None of this is straightforward when the person sitting across from you has been with the business since the beginning. Many founders find that the accountability conversations they find hardest are not with new hires but with the people who were there at the start: the early employee who no longer quite fits the role the business now needs, the colleague who helped build the culture and now struggles to operate within its evolved form. These relationships carry history, loyalty, and often genuine affection. That does not make accountability less necessary. It makes the skill of holding the line, with care and without personalising, more important than ever.
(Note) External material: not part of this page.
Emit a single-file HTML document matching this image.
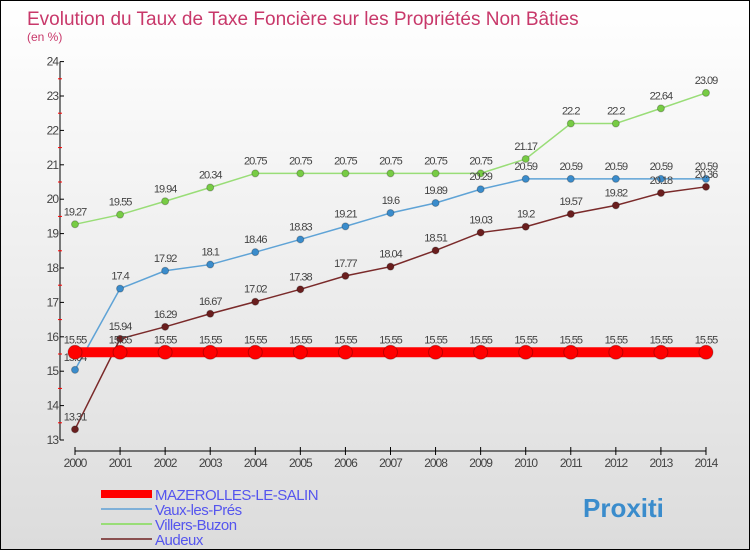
<!DOCTYPE html>
<html><head><meta charset="utf-8"><style>
body{margin:0}
#c{width:750px;height:550px;position:relative;box-sizing:border-box;border:1px solid #000;background:linear-gradient(#fff,#dcdcdc);font-family:"Liberation Sans",sans-serif;overflow:hidden}
</style></head><body>
<div id="c">
<svg id="s" width="748" height="548" xmlns="http://www.w3.org/2000/svg" style="position:absolute;left:0;top:0"></svg>
</div>
<script>
const years=[2000,2001,2002,2003,2004,2005,2006,2007,2008,2009,2010,2011,2012,2013,2014];
const mazerolles=[15.55,15.55,15.55,15.55,15.55,15.55,15.55,15.55,15.55,15.55,15.55,15.55,15.55,15.55,15.55];
const vaux=[15.04,17.4,17.92,18.1,18.46,18.83,19.21,19.6,19.89,20.29,20.59,20.59,20.59,20.59,20.59];
const villers=[19.27,19.55,19.94,20.34,20.75,20.75,20.75,20.75,20.75,20.75,21.17,22.2,22.2,22.64,23.09];
const audeux=[13.31,15.94,16.29,16.67,17.02,17.38,17.77,18.04,18.51,19.03,19.2,19.57,19.82,20.18,20.36];
const yTicks=[13,14,15,16,17,18,19,20,21,22,23,24];
const NS="http://www.w3.org/2000/svg";
const s=document.getElementById('s');
function X(i){return 74+i*45.07;}
function Y(v){return 439-(v-13)*34.4;}
function el(t,a,p){const e=document.createElementNS(NS,t);for(const k in a)e.setAttribute(k,a[k]);(p||s).appendChild(e);return e;}
let t=el('text',{x:26,y:24,'font-size':19,fill:'#c8386a'});t.textContent='Evolution du Taux de Taxe Foncière sur les Propriétés Non Bâties';

t=el('text',{x:26,y:40,'font-size':12,fill:'#c8386a'});t.textContent='(en %)';

// axes
let a=el('line',{x1:59,y1:Y(24),x2:59,y2:Y(13),stroke:'#000'});

yTicks.forEach((v,i)=>{
 el('line',{x1:59,y1:Y(v),x2:63,y2:Y(v),stroke:'#000'});
 if(i<yTicks.length-1)el('line',{x1:57,y1:Y(v+0.5),x2:61,y2:Y(v+0.5),stroke:'#f00'});
 const tt=el('text',{x:57,y:Y(v)+4,'font-size':12,fill:'#444','text-anchor':'end','letter-spacing':'-1'});tt.textContent=v;
 
});
a=el('line',{x1:X(0),y1:450,x2:X(14),y2:450,stroke:'#000'});

years.forEach((y,i)=>{
 el('line',{x1:X(i),y1:446,x2:X(i),y2:454,stroke:'#000'});
 const tt=el('text',{x:X(i),y:466,'font-size':12,fill:'#444','text-anchor':'middle','letter-spacing':'-1'});tt.textContent=y;
 
});
function series(d,col,w,r,name,dcol){
 const g=el('g',{});
 el('polyline',{points:d.map((v,i)=>X(i)+','+Y(v)).join(' '),fill:'none',stroke:col,'stroke-width':w},g);
 d.forEach((v,i)=>{
  const c=el('circle',{cx:X(i),cy:Y(v),r:r,fill:dcol,stroke:'rgba(0,0,0,0.25)'},g);
  
  const tt=el('text',{x:X(i),y:Y(v)-9,'font-size':11,fill:'#444','text-anchor':'middle','letter-spacing':'-1'},g);tt.textContent=v;
 });
}
series(villers,'#99dd77',1.5,3.5,'villers-buzon-series','#77cc44');
series(vaux,'#5fa3d6',1.5,3.5,'vaux-les-pres-series','#3a8ccc');
series(audeux,'#7a2a2a',1.5,3.5,'audeux-series','#6a1e1e');
series(mazerolles,'#f00',10,7,'mazerolles-series','#f00');
// legend
const leg=[['MAZEROLLES-LE-SALIN','#f00',8],['Vaux-les-Prés','#7fb0d8',2],['Villers-Buzon','#99dd77',2],['Audeux','#8a5050',2]];
leg.forEach((l,i)=>{
 const g=el('g',{});
 const y=493+i*15;
 el('line',{x1:100,y1:y,x2:151,y2:y,stroke:l[1],'stroke-width':l[2]},g);
 const tt=el('text',{x:154,y:y+6,'font-size':15,fill:'#5555ee','letter-spacing':'-0.5'},g);tt.textContent=l[0];
});
t=el('text',{x:582,y:516,'font-size':26,'font-weight':'bold',fill:'#3a8ccc'});t.textContent='Proxiti';

</script>
</body></html>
In a scaling business, how a leader responds when commitments are not met sends a signal to everyone watching. A culture of accountability is not built through policy or process. It is built through the accumulation of those moments, and what they demonstrate about what the organisation values.


Accountability Starts with the Leader


The three threads in this article, communication, conflict, and holding the line, are not independent. They build on each other. Clearer communication of expectations creates the basis for genuine commitment. Genuine commitment, fostered by a culture where people can disagree, creates the conditions in which holding someone to account feels fair rather than arbitrary. And leaders who hold the line consistently, with empathy and without personalising, demonstrate that accountability is real rather than aspirational.


None of this is straightforward in a scaling business. The founder who built a successful team of 20 based on trust, informality, and proximity now must evolve an approach that worked brilliantly in one context and is quietly failing in another. That is not a comfortable realisation. But it is the right place to start.


When accountability consistently breaks down, the most productive question is not who is failing to follow through. It is: what does the culture need to change so that following through becomes possible?